L’ultimo aggiornamento del «carico residuo contabile» dice che mancano all’appello la bellezza di 1.200 miliardi di euro. Una volta esclusi deceduti, falliti e nullatenenti, restano 502,5 miliardi di «contribuenti già sottoposti ad azione cautelare od esecutiva». Quei cinquecento miliardi di euro - scriverlo per esteso fa più effetto - sono evasione accertata di chi è riuscito ad avere la meglio sullo Stato. I poteri dell’Agenzia delle Entrate negli anni sono aumentati, ma resta quasi impossibile accedere ai conti correnti degli italiani. Una norma che dovrebbe facilitare l’opera è stata introdotta anche nell’ultima Finanziaria, ma fin qui non attuata.
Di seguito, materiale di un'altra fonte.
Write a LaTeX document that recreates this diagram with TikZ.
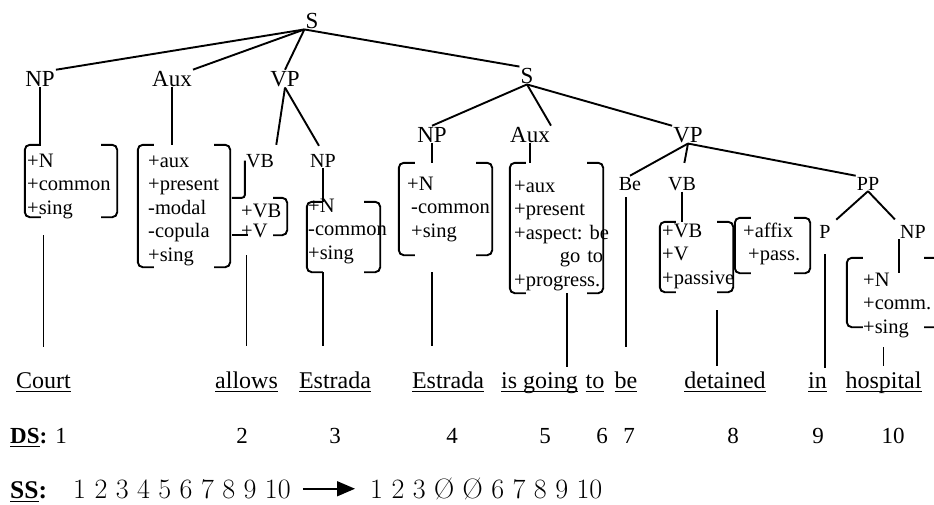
\documentclass[tikz,border=0pt]{standalone}
\usepackage{amsmath}
\usepackage{fontspec}
\newfontfamily\tnr{Liberation Serif}
\usetikzlibrary{fit,calc,arrows.meta}

\newcommand{\ulword}[1]{\underline{\smash[b]{#1}}}
\newcommand{\brackets}[1]{%
    \draw[brk] ([xshift=16pt]#1.north west) -- (#1.north west)
        -- (#1.south west) -- ([xshift=16pt]#1.south west);
    \draw[brk] ([xshift=-16pt]#1.north east) -- (#1.north east)
        -- (#1.south east) -- ([xshift=-16pt]#1.south east);}

\tikzset{
    tree/.style={line width=1.9pt},
    brk/.style={line width=1.9pt, rounded corners=5pt},
    lab/.style={font=\tnr\fontsize{23}{23}\selectfont, inner sep=1pt, anchor=base},
    sublab/.style={lab, font=\tnr\fontsize{20}{20}\selectfont},
    feat/.style={font=\tnr\fontsize{20.5}{23.5}\selectfont, align=left, text width=100pt,
        inner sep=0pt, anchor=north west, execute at begin node=\strut},
    featframe/.style={inner sep=0pt},
    word/.style={font=\tnr\fontsize{24}{24}\selectfont, inner sep=0pt, anchor=base},
    ds/.style={font=\tnr\fontsize{23}{23}\selectfont, inner sep=0pt, anchor=base},
    ss/.style={font=\fontsize{28}{28}\selectfont, inner sep=0pt, anchor=base west}
}

\begin{document}
\begin{tikzpicture}[x=1pt, y=-1pt]
    \useasboundingbox (0,0) rectangle (934,504);

    % tree labels
    \node[lab] (s) at (312,28) {S};
    \node[lab] (np) at (40,86) {NP};
    \node[lab] (aux) at (172,86) {Aux};
    \node[lab] (vp) at (285,86) {VP};
    \node[lab] (s2) at (527,83) {S};
    \node[sublab] (vb) at (260,167) {VB};
    \node[sublab] (npb) at (323,167) {NP};
    \node[lab] (np2) at (432,142) {NP};
    \node[lab] (aux2) at (530,142) {Aux};
    \node[lab] (vp2) at (688,142) {VP};
    \node[sublab] (Be) at (630,190) {Be};
    \node[sublab] (vb2) at (682,190) {VB};
    \node[sublab] (pp) at (868,190) {PP};
    \node[sublab] (p) at (825,238) {P};
    \node[sublab] (np3) at (913,238) {NP};

    \draw[tree] (s.south west) -- (np.north east);
    \draw[tree] (s.south west) -- (aux.north east);
    \draw[tree] (s.south west) -- (vp.north);
    \draw[tree] (s.south west) -- (s2.north west);
    \draw[tree, shorten >=8pt] (vp.south) -- (vb.north east);
    \draw[tree, shorten >=8pt] (vp.south) -- (npb.north);
    \draw[tree] (s2.south) -- (np2.north);
    \draw[tree] (s2.south) -- (aux2.north east);
    \draw[tree] (s2.south) -- (vp2.north west);
    \draw[tree] (vp2.south) -- (Be.north);
    \draw[tree, shorten >=13pt] (vp2.south) -- (vb2.north);
    \draw[tree] (vp2.south) -- (pp.north west);
    \draw[tree, shorten >=6pt] (pp.south) -- (p.north east);
    \draw[tree, shorten >=6pt] (pp.south) -- (np3.north west);

    % feature bundles
    \node[featframe, fit={(25,145) (117,217)}] (npB) {};
    \node[featframe, fit={(138,145) (230,267)}] (auxB) {};
    \node[featframe, fit={(232,198) (287,235)}] (vbB) {};
    \node[featframe, fit={(307,202) (380,272)}] (npbB) {};
    \node[featframe, fit={(399,163) (492,255)}] (np2B) {};
    \node[featframe, fit={(510,163) (603,293)}] (aux2B) {};
    \node[featframe, fit={(660,222) (733,292)}] (vb2B) {};
    \node[featframe, fit={(735,218) (810,273)}] (affB) {};
    \node[featframe, fit={(847,258) (940,327)}] (np3B) {};
    \brackets{npB}
    \brackets{auxB}
    \brackets{npbB}
    \brackets{np2B}
    \brackets{aux2B}
    \brackets{vb2B}
    \brackets{affB}
    \brackets{np3B}
    \draw[brk] ([xshift=-14pt]vbB.north east) -- (vbB.north east)
        -- (vbB.south east) -- ([xshift=-14pt]vbB.south east);
    \draw[brk] (vbB.south west) -- ([xshift=16pt]vbB.south west);

    \node[feat] (npT) at (27,150.5) {+N\\+common\\+sing};
    \node[feat] (auxT) at (148,150.5) {+aux\\+present\\-modal\\-copula\\+sing};
    \node[feat, font=\tnr\fontsize{20.5}{20}\selectfont] (vbT) at (241,203) {+VB\\+V};
    \node[feat] (npbT) at (308,195.5) {+N\\-common\\+sing};
    \node[feat] (np2T) at (407,173.5) {+N\\\hspace*{4pt}-common\\\hspace*{4pt}+sing};
    \node[feat, text width=89pt] (aux2T) at (514,175.5)
        {+aux\\+present\\+aspect:~be\\\hspace*{\fill}go~to\\+progress.};
    \node[feat] (vb2T) at (662,220.5) {+VB\\+V\\+passive};
    \node[feat] (affT) at (743,220.5) {+affix\\\hspace*{5pt}+pass.};
    \node[feat] (np3T) at (863,269.5) {+N\\+comm.\\+sing};

    \draw[tree] (np) -- (np |- npB.north);
    \draw[tree] (aux) -- (aux |- auxB.north);
    \draw[tree, rounded corners=3pt] (vb.west) |- (vbB.north west);
    \draw[tree] (npb) -- (npb |- npbB.north);
    \draw[tree] (np2) -- (np2 |- np2B.north);
    \draw[tree] (aux2) -- (aux2 |- aux2B.north);
    \draw[tree] (vb2) -- (vb2 |- vb2B.north);
    \draw[tree] (np3.south west) -- ($(np3.south west |- np3B.north)+(0,-15pt)$);

    % words
    \node[word] (wcourt) at (43.5,388) {\ulword{Court}};
    \node[word] (wallows) at (246.5,388) {\ulword{allows}};
    \node[word] (westr1) at (335,388) {\ulword{Estrada}};
    \node[word] (westr2) at (448,388) {\ulword{Estrada}};
    \node[word] (wgoing) at (539.5,388) {\ulword{is going}};
    \node[word] (wto) at (595,388) {\ulword{to}};
    \node[word] (wbe) at (626,388) {\ulword{be}};
    \node[word] (wdetained) at (725,388) {\ulword{detained}};
    \node[word] (win) at (817.5,388) {\ulword{in}};
    \node[word] (whospital) at (883.5,388) {\ulword{hospital}};

    \draw[tree, shorten <=18pt, shorten >=25pt] (npB.south -| wcourt) -- (wcourt.north);
    \draw[tree, shorten <=20pt, shorten >=25pt] (vbB.south -| wallows) -- (wallows.north);
    \draw[tree, shorten >=25pt] (npbB.south -| npb) -- (npb |- westr1.north);
    \draw[tree, shorten <=17pt, shorten >=25pt] (np2B.south -| np2) -- (np2 |- westr2.north);
    \draw[tree, shorten >=5pt] ($(aux2B.south east)+(-36pt,0)$)
        -- ($(aux2B.south east |- wgoing.north)+(-36pt,0)$);
    \draw[tree, shorten <=6pt, shorten >=24pt] (Be.south -| wbe) -- (wbe.north);
    \draw[tree, shorten <=18pt, shorten >=5pt] ($(vb2B.south east)+(-16pt,0)$)
        -- ($(vb2B.south east |- wdetained.north)+(-16pt,0)$);
    \draw[tree, shorten <=15pt, shorten >=4pt] (p.south) -- (p |- win.north);
    \draw[tree, shorten <=20pt, shorten >=5pt] (np3B.south -| whospital) -- (whospital.north);

    % DS and SS rows
    \node[ds, anchor=base west] (dsl) at (10,443) {\ulword{\textbf{DS}}\textbf{:}};
    \foreach \n/\x in {1/61, 2/242, 3/335, 4/452, 5/545, 6/602, 7/629, 8/733, 9/818, 10/893}
        \node[ds] (ds\n) at (\x,443) {\n};

    \node[ds, font=\tnr\bfseries\fontsize{25.5}{25.5}\selectfont, anchor=base west] (ssl)
        at (10,498) {\ulword{SS}:};
    \node[ss] (ssa) at (73,498) {1 2 3 4 5 6 7 8 9 10};
    \node[ss] (ssb) at (370,498) {1 2 3 Ø Ø 6 7 8 9 10};
    \draw[-{Triangle[length=18pt,width=15pt]}, line width=1.6pt, shorten <=12pt, shorten >=15pt]
        (ssa.east) -- (ssa.east -| ssb.west);
\end{tikzpicture}
\end{document}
Il governo Meloni sembra invece deciso a non far crescere ulteriormente la montagna dell’arretrato: di qui in poi, ciò che l’amministrazione non riuscirà ad incassare entro cinque anni, verrà sostanzialmente cancellato. Piaccia o no, è una soluzione. La storia ci racconta che non è nemmeno la prima volta. L’articolo 19 del decreto legislativo 112 del 1999 (a Palazzo Chigi c’era Massimo D’Alema) avrebbe dovuto permettere di non accumulare più di tre anni di arretrati: quella norma non fu mai attuata.

Non è ovvio dover constatare che le ragioni di tutto ciò affondano le radici in un Paese che (molto spesso) non offre servizi all’altezza dell’alta pressione fiscale (soprattutto sui redditi medio bassi dei lavoratori dipendenti) e un sistema di regole che dà il mal di testa a chiunque. Nonostante l’impegno del direttore dell’Agenzia Ernesto Maria Ruffini per aumentare il numero delle cartelle precompilate, solo in Italia milioni di contribuenti sono ancora costretti a rivolgersi a un commercialista o a un centro di assistenza fiscale per presentare la dichiarazione dei redditi. Negli anni in cui Equitalia era un ente autonomo dall’Agenzia delle Entrate, si parlò a lungo di «cartelle pazze», dei suicidi di imprenditori in difficoltà e inutilmente vessati. Maurizio Leo, colui al quale Giorgia Meloni ha affidato il compito di riformare il sistema, ricorda spesso che le sanzioni in Italia superano il cento per cento delle somme non pagate, mentre nella media europea non si supera il 60. Il fisco italiano altro non è che l’altra faccia del patto mai rispettato fra Stato e contribuente, e viceversa.